When I finally reached an age with some acquired wisdom, I decided I would just do my photography for myself and not care whether my work was liked or sellable. That was a very liberating decision for me. – Cara Weston
In my previous blog post, I talked about reevaluating my photographic goals and my approach to them. I reviewed some great advice from the replies on the blog, social media, and privately.
I tried to distill the joy I feel from my photography to its essence: Why was I doing this? What was it about the medium that made me happy? I had mentioned that my goal one day was to be in a museum collection. That would still be fantastic, but I realized that was clouding my judgment. I was trying to think of strategies and tactics to accomplish that goal.
Ugh. Just reading that last sentence makes me ill.
Strategies, tactics, agonizing over gear and methodology. How would it all be perceived by gallery owners, fine art collectors, curators? I was spending way to much emotional energy on these – it was physically draining me. It wasn’t about the art itself anymore.
Peter Liepke, David Pitcher and others encouraged me to just concentrate on making the photos that make me happy and that’s exactly what I’m going to do. The rest will take care of itself. That’s not to say that I won’t market myself – I will – I just want the images to be first and foremost.
One of the things I was fighting against in the fine art world was being perceived as a “Holga photographer”. To be honest, this pissed me off to no end. I’m a photographer. Period. What does it matter what gear I use? Does a chef have to declare what type of pan he used to create an amazing meal?

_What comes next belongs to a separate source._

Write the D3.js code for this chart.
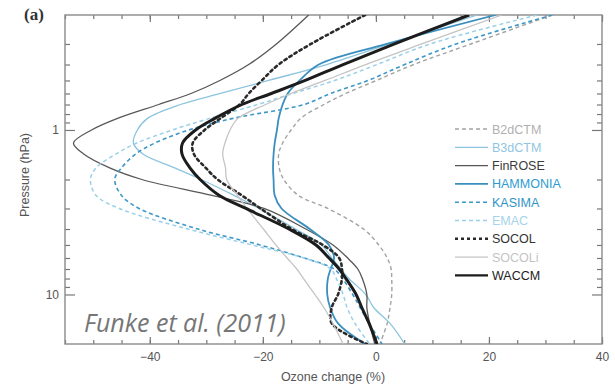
<!DOCTYPE html>
<html><head><meta charset="utf-8">
<script src="https://cdn.jsdelivr.net/npm/d3@7"></script>
<style>body{margin:0;background:#fff}svg{display:block}</style>
</head><body>
<svg id="c" width="615" height="387"></svg>
<script>
const pressures = [0.2,0.3,0.4,0.5,0.6,0.7,0.85,1.0,1.2,1.4,1.7,2,2.5,3,4,5,6,7,8,10,12,15,20];
const B2dCTM   = [31.2,16.8,6.7,0.1,-5.3,-9.2,-13.3,-15.0,-16.5,-17.2,-17.1,-16.3,-13.7,-8.5,-2.2,0.5,2.0,2.7,2.8,2.8,2.5,2.0,0.7];
const B3dCTM   = [17.9,2.4,-8.7,-19.0,-27.5,-34.6,-40.4,-42.2,-42.9,-41.2,-35.6,-30.9,-25.1,-20.7,-14.2,-9.6,-7.8,-6.2,-4.8,-1.8,-0.4,2.5,5.1];
const FinROSE  = [-11.9,-17.6,-22.5,-27.6,-32.7,-38.4,-45.7,-50.3,-53.5,-51.7,-47.1,-41.4,-29.0,-19.8,-12.4,-7.6,-5.0,-3.2,-2.4,-1.6,-1.6,-1.1,-0.2];
const HAMMONIA = [21.2,1.9,-10.1,-13.5,-15.6,-16.5,-17.2,-17.5,-17.9,-18.1,-18.2,-18.1,-17.9,-16.7,-11.7,-8.3,-7.4,-8.0,-8.5,-8.6,-8.1,-6.7,-1.9];
const KASIMA   = [31.2,14.2,5.1,-1.4,-8.0,-12.7,-25.3,-33.1,-39.1,-42.5,-45.0,-46.2,-45.0,-41.9,-31.5,-20.5,-12.7,-7.4,-5.9,-4.1,-2.8,-1.2,1.1];
const EMAC     = [28.5,9.6,0.2,-7.3,-14.7,-20.9,-29.4,-36.0,-42.3,-46.0,-49.5,-50.5,-49.5,-45.4,-33.3,-21.9,-12.7,-8.0,-7.0,-5.8,-5.1,-3.7,-1.1];
const SOCOL    = [-1.9,-11.5,-17.2,-20.2,-22.5,-24.1,-27.5,-30.3,-32.4,-32.2,-30.1,-28.0,-23.7,-20.4,-14.9,-9.4,-6.5,-6.0,-6.0,-6.7,-7.8,-7.8,-1.6];
const SOCOLi   = [22.3,8.1,-1.8,-9.0,-15.0,-19.5,-24.4,-25.8,-26.7,-27.1,-26.6,-26.4,-24.5,-22.8,-19.9,-17.7,-15.7,-14.0,-12.8,-10.8,-9.2,-7.6,-5.8];
const WACCM    = [16.5,3.3,-5.8,-12.5,-18.5,-23.7,-28.5,-31.9,-34.2,-34.3,-32.9,-31.1,-27.7,-23.0,-15.4,-10.6,-8.3,-6.5,-5.3,-3.5,-2.5,-1.2,0.2];

const seriesNames = ["B2dCTM","B3dCTM","FinROSE","HAMMONIA","KASIMA","EMAC","SOCOL","SOCOLi","WACCM"];
const seriesValues = [B2dCTM,B3dCTM,FinROSE,HAMMONIA,KASIMA,EMAC,SOCOL,SOCOLi,WACCM];
const xMajorTicks = [-40,-20,0,20,40];
const yMajorTicks = [1,10];

const styles = {
  B2dCTM:  {color:"#a3a3a3", text:"#b0b0b0", w:1.4, dash:"4,3"},
  B3dCTM:  {color:"#8cc4de", text:"#8fc6df", w:1.3, dash:null},
  FinROSE: {color:"#575757", text:"#3c3c3c", w:1.3, dash:null},
  HAMMONIA:{color:"#3a8fbf", text:"#2b9bd0", w:1.8, dash:null},
  KASIMA:  {color:"#3f97c8", text:"#2f95c8", w:1.6, dash:"4,3"},
  EMAC:    {color:"#9ad0e8", text:"#a5d3ea", w:1.5, dash:"4,3"},
  SOCOL:   {color:"#2a2a2a", text:"#333333", w:2.6, dash:"2.5,3.5"},
  SOCOLi:  {color:"#c4c4c4", text:"#c4c4c4", w:1.3, dash:null},
  WACCM:   {color:"#1c1c1c", text:"#222222", w:3.0, dash:null}
};

const svg = d3.select("#c");
const L=65, R=602, T=15, B=344;
const x = d3.scaleLinear().domain([-55,40]).range([L,R]);
const y = d3.scaleLog().domain([0.2,20]).range([T,B]);

svg.append("defs").append("clipPath").attr("id","clip")
  .append("rect").attr("x",L).attr("y",T).attr("width",R-L).attr("height",B-T);

const axisColor="#8a8a8a";
const xMinor = d3.range(-55,41,5);
const yMinor = [0.3,0.4,0.5,0.6,0.7,0.8,0.9,2,3,4,5,6,7,8,9];

function styleAxis(g){
  g.select(".domain").remove();
  g.selectAll("line").attr("stroke","#777").attr("stroke-width",1.2);
  g.selectAll("text").attr("fill","#555").attr("font-family","Liberation Sans, Arial, sans-serif").attr("font-size",12);
}
// bottom
svg.append("g").attr("transform",`translate(0,${B})`).call(d3.axisBottom(x).tickValues(xMinor).tickSize(-4).tickFormat("")).call(styleAxis);
svg.append("g").attr("transform",`translate(0,${B})`).call(d3.axisBottom(x).tickValues(xMajorTicks).tickSize(-7).tickPadding(8).tickFormat(d3.format("d"))).call(styleAxis);
// top
svg.append("g").attr("transform",`translate(0,${T})`).call(d3.axisTop(x).tickValues(xMinor).tickSize(-4).tickFormat("")).call(styleAxis);
svg.append("g").attr("transform",`translate(0,${T})`).call(d3.axisTop(x).tickValues(xMajorTicks).tickSize(-7).tickFormat("")).call(styleAxis);
// left
svg.append("g").attr("transform",`translate(${L},0)`).call(d3.axisLeft(y).tickValues(yMinor).tickSize(-5).tickFormat("")).call(styleAxis);
svg.append("g").attr("transform",`translate(${L},0)`).call(d3.axisLeft(y).tickValues(yMajorTicks).tickSize(-10).tickPadding(6).tickFormat(d3.format("d"))).call(styleAxis);
// right
svg.append("g").attr("transform",`translate(${R},0)`).call(d3.axisRight(y).tickValues(yMinor).tickSize(-5).tickFormat("")).call(styleAxis);
svg.append("g").attr("transform",`translate(${R},0)`).call(d3.axisRight(y).tickValues(yMajorTicks).tickSize(-10).tickFormat("")).call(styleAxis);

svg.append("rect").attr("x",L).attr("y",T).attr("width",R-L).attr("height",B-T)
  .attr("fill","none").attr("stroke",axisColor).attr("stroke-width",1.4);

const line = d3.line().x(d=>x(d[1])).y(d=>y(d[0])).curve(d3.curveCatmullRom.alpha(0.5));
const plot = svg.append("g").attr("clip-path","url(#clip)");
seriesNames.forEach((n,i)=>{
  const s = styles[n];
  const data = pressures.map((p,j)=>[p,seriesValues[i][j]]);
  plot.append("path").datum(data).attr("d",line)
    .attr("fill","none").attr("stroke",s.color).attr("stroke-width",s.w)
    .attr("stroke-dasharray",s.dash).attr("stroke-linecap", n==="SOCOL"?"round":"butt");
});

// legend
const lg = svg.append("g");
seriesNames.forEach((n,i)=>{
  const s = styles[n];
  const yy = 129 + i*18.3;
  lg.append("line").attr("x1",455).attr("x2",488).attr("y1",yy).attr("y2",yy)
    .attr("stroke",s.color).attr("stroke-width",Math.min(s.w,2.4)).attr("stroke-dasharray",n==="SOCOL"?"3,3":s.dash);
  lg.append("text").attr("x",492).attr("y",yy+4.5).text(n)
    .attr("fill",s.text).attr("font-family","Liberation Sans, Arial, sans-serif").attr("font-size",12.5);
});

// labels
svg.append("text").attr("x",333).attr("y",381).attr("text-anchor","middle")
  .attr("font-family","Liberation Sans, Arial, sans-serif").attr("font-size",12.5).attr("fill","#555")
  .text("Ozone change (%)");
svg.append("text").attr("transform","translate(29,175) rotate(-90)").attr("text-anchor","middle")
  .attr("font-family","Liberation Sans, Arial, sans-serif").attr("font-size",12.5).attr("fill","#555")
  .text("Pressure (hPa)");
svg.append("text").attr("x",24).attr("y",20)
  .attr("font-family","Liberation Serif, Times New Roman, serif").attr("font-weight","bold").attr("font-size",17).attr("fill","#333")
  .text("(a)");
svg.append("text").attr("x",84).attr("y",332)
  .attr("font-family","Open Sans, sans-serif").attr("font-style","italic").attr("font-size",25).attr("fill","#767676")
  .text("Funke et al. (2011)");
</script>
</body></html>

So the other decision I made was to not discuss gear at all. I use a variety of gear – whatever I need to use in order to get the vision out of my head and on to paper. I’m simply not going to talk about it because it inevitably leads down a path that I find incredibly boring.
Will I continue to use a Holga? Possibly. Possibly not. Doesn’t matter.
Will I enter competitions that focus on toy cameras? No, sorry. That would only reinforce a label I detest.
The vision is getting clearer and my heart is feeling better. I think my photography will be better as a result.